* **What is asked**
Copy the data that follows, character for character, minus the pictures.

* **Recorded information**
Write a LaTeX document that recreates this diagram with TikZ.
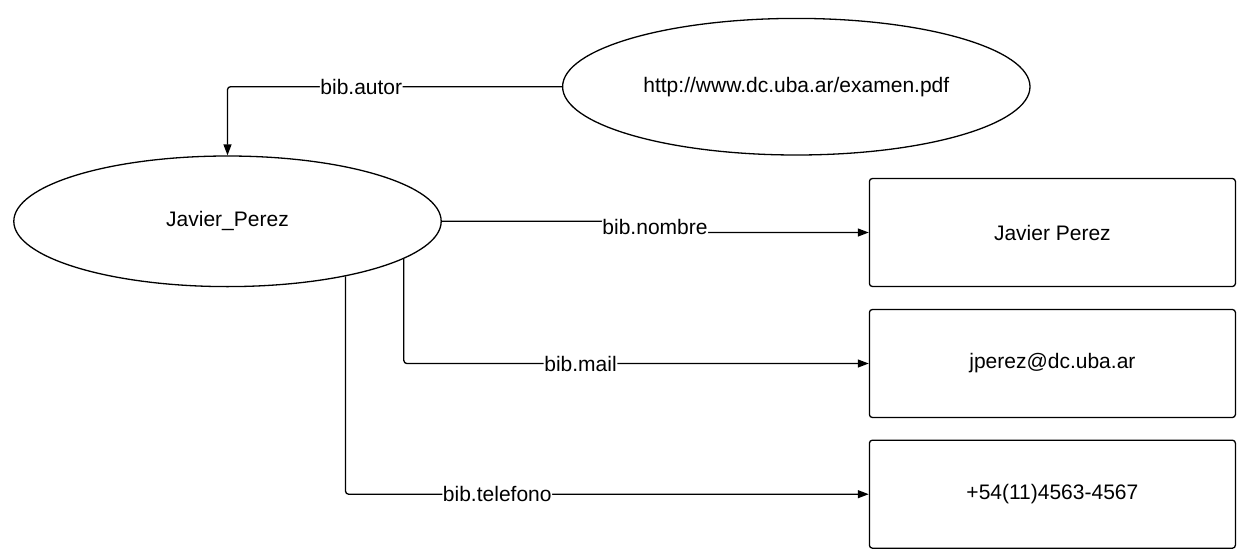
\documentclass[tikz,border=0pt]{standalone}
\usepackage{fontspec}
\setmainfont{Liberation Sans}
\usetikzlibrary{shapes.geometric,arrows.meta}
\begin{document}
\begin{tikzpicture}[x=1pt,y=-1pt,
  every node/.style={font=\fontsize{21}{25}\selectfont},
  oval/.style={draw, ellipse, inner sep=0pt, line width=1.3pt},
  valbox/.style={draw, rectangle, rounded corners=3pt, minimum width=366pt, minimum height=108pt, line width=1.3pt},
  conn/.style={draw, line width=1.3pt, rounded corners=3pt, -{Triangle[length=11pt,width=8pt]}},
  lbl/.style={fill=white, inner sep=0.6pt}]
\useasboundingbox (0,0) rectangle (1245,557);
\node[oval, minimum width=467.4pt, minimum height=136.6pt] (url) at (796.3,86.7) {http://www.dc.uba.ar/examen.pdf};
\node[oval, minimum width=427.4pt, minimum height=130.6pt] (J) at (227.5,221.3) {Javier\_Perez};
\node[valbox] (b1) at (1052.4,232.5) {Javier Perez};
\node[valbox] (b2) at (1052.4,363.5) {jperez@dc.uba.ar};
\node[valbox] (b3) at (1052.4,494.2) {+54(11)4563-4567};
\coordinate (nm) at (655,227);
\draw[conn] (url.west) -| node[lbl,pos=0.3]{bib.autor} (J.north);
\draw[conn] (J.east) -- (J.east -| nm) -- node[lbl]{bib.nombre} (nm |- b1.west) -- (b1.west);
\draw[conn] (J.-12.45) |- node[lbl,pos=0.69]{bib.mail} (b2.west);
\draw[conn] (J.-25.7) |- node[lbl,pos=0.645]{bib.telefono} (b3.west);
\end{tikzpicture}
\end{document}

* **Task result**
Write a LaTeX document that recreates this diagram with TikZ.
\documentclass[tikz,border=0pt]{standalone}
\usepackage{fontspec}
\setmainfont{Liberation Sans}
\usetikzlibrary{shapes.geometric,arrows.meta}
\begin{document}
\begin{tikzpicture}[x=1pt,y=-1pt,
  every node/.style={font=\fontsize{21}{25}\selectfont},
  oval/.style={draw, ellipse, inner sep=0pt, line width=1.3pt},
  valbox/.style={draw, rectangle, rounded corners=3pt, minimum width=366pt, minimum height=108pt, line width=1.3pt},
  conn/.style={draw, line width=1.3pt, rounded corners=3pt, -{Triangle[length=11pt,width=8pt]}},
  lbl/.style={fill=white, inner sep=0.6pt}]
\useasboundingbox (0,0) rectangle (1245,557);
\node[oval, minimum width=467.4pt, minimum height=136.6pt] (url) at (796.3,86.7) {http://www.dc.uba.ar/examen.pdf};
\node[oval, minimum width=427.4pt, minimum height=130.6pt] (J) at (227.5,221.3) {Javier\_Perez};
\node[valbox] (b1) at (1052.4,232.5) {Javier Perez};
\node[valbox] (b2) at (1052.4,363.5) {jperez@dc.uba.ar};
\node[valbox] (b3) at (1052.4,494.2) {+54(11)4563-4567};
\coordinate (nm) at (655,227);
\draw[conn] (url.west) -| node[lbl,pos=0.3]{bib.autor} (J.north);
\draw[conn] (J.east) -- (J.east -| nm) -- node[lbl]{bib.nombre} (nm |- b1.west) -- (b1.west);
\draw[conn] (J.-12.45) |- node[lbl,pos=0.69]{bib.mail} (b2.west);
\draw[conn] (J.-25.7) |- node[lbl,pos=0.645]{bib.telefono} (b3.west);
\end{tikzpicture}
\end{document}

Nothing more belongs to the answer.